Other features of the new buses, common to standard BRT systems elsewhere in the world, include prepaid ticketing from vending machines at transit stations (through a system known as Ticket Now), limited stop service, dedicated bus-only lanes, and level-platform boarding.
“I’d say it’s a train on tires,” Snow says. “Every aspect of this system is designed to operate like a right rail system, except that we do have rubber ties, so it has some flexibility.”
In addition, the “Park and Ride” terminal buildings have air conditioning, heating, restrooms and information displays that make “you have a lot more control over your experience,” Snow adds. (Click here to read more about why he thinks the future of public transportation in Vegas lies in bus rapid transit, written in a guest column for the Las Vegas Sun.)
In terms of frequency, ACE buses run about every 10 minutes, which is considered moderately frequent for BRT service in the U.S., where headways range from 3 to 20 minutes. But compared to international BRT systems, it’s still quite low. In Latin American countries the headways vary from less than 1 minute (in cities like Sao Paulo and Porto Alegre, Brazil) to 10 minutes, depending on the time of day. In countries with high passenger demand, such as Kunming, China and Seoul, Korea, the average headway during the day is continuously less than 1 minute. (See: “Bus Rapid Transit Features and Deployment Phases for U.S. Cities.”)

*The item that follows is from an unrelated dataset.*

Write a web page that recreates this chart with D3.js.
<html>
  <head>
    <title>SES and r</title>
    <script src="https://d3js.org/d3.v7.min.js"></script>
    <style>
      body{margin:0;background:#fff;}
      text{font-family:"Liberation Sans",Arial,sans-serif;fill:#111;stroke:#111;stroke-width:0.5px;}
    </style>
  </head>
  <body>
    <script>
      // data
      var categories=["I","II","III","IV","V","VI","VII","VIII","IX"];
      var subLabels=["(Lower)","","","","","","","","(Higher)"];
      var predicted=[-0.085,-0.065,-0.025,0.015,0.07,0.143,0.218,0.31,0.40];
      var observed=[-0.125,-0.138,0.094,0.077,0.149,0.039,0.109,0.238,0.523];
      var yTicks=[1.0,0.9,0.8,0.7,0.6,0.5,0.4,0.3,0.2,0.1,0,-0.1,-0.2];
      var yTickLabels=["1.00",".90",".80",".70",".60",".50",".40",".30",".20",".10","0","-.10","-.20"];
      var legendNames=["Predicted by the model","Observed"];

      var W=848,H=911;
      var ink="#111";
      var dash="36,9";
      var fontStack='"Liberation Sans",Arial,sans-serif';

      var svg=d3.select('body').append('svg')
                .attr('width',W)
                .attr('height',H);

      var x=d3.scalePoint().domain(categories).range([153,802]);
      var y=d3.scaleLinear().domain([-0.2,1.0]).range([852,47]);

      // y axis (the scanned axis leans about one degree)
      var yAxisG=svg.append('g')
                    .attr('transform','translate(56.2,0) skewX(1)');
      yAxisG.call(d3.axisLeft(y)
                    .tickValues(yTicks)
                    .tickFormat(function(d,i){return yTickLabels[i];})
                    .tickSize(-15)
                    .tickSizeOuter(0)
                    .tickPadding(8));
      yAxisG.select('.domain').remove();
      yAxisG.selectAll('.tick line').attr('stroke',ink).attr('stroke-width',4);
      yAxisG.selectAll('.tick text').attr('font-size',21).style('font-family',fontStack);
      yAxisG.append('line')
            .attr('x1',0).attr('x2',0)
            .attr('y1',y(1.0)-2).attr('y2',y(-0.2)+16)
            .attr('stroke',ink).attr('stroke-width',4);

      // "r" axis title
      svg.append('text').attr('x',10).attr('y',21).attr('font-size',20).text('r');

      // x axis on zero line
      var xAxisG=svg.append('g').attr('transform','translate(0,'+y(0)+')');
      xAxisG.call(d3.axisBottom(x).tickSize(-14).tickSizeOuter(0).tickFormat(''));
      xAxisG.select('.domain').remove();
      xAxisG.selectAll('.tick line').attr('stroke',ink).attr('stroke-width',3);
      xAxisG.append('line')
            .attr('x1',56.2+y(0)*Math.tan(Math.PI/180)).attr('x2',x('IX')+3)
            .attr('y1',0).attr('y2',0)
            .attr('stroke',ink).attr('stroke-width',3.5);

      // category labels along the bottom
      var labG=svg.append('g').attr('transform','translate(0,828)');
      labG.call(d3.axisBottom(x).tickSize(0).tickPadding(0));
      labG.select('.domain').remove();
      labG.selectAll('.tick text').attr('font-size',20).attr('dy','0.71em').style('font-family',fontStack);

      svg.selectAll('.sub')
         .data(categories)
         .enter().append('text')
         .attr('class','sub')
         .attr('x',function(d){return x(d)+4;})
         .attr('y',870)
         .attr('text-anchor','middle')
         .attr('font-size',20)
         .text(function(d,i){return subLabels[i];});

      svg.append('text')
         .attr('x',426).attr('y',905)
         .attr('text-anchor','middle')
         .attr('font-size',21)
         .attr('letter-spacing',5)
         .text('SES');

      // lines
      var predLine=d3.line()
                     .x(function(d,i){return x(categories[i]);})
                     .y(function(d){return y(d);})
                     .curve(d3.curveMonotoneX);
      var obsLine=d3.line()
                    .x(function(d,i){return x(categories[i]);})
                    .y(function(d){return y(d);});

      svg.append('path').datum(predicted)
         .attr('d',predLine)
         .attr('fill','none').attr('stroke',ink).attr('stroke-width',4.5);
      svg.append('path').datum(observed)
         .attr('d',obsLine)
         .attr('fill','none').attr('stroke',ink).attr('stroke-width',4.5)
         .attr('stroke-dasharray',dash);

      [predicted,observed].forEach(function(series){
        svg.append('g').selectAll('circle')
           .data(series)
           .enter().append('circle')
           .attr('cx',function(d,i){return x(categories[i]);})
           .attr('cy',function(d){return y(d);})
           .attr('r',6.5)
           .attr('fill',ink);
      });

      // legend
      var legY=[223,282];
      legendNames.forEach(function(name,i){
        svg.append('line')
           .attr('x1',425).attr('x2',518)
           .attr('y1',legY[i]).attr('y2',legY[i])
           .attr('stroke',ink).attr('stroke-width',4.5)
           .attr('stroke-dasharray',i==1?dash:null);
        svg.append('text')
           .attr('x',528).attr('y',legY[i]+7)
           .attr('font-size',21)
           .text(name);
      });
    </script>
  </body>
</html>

The new ACE services have boosted ridership on the city’s existing bus services, including the 24-hour, double-decker bus line, known as The Deuce, which stops at nearly every casino and hotel along The Strip, and the Metropolitan Area Express (or MAX), the city’s very first BRT line, which has been running on Las Vegas Boulevard North since 2004. Studies have shown that when the MAX began using the larger buses on dedicated lanes, ridership increased by 35 to 40 percent.
The new lines may also encourage dense development, which is a good thing for an urban desert known for its sprawl.
The city of Henderson — now connected to Vegas by the ACE Green Line — recently created a Boulder Highway Investment Strategy that calls for high-density, mixed-use development integrated with multi-modal transportation.
“This is part of our sustainable future,” says Henderson City Councilwoman Debra March. “This is an opportunity for good development to take place along the transit corridor.”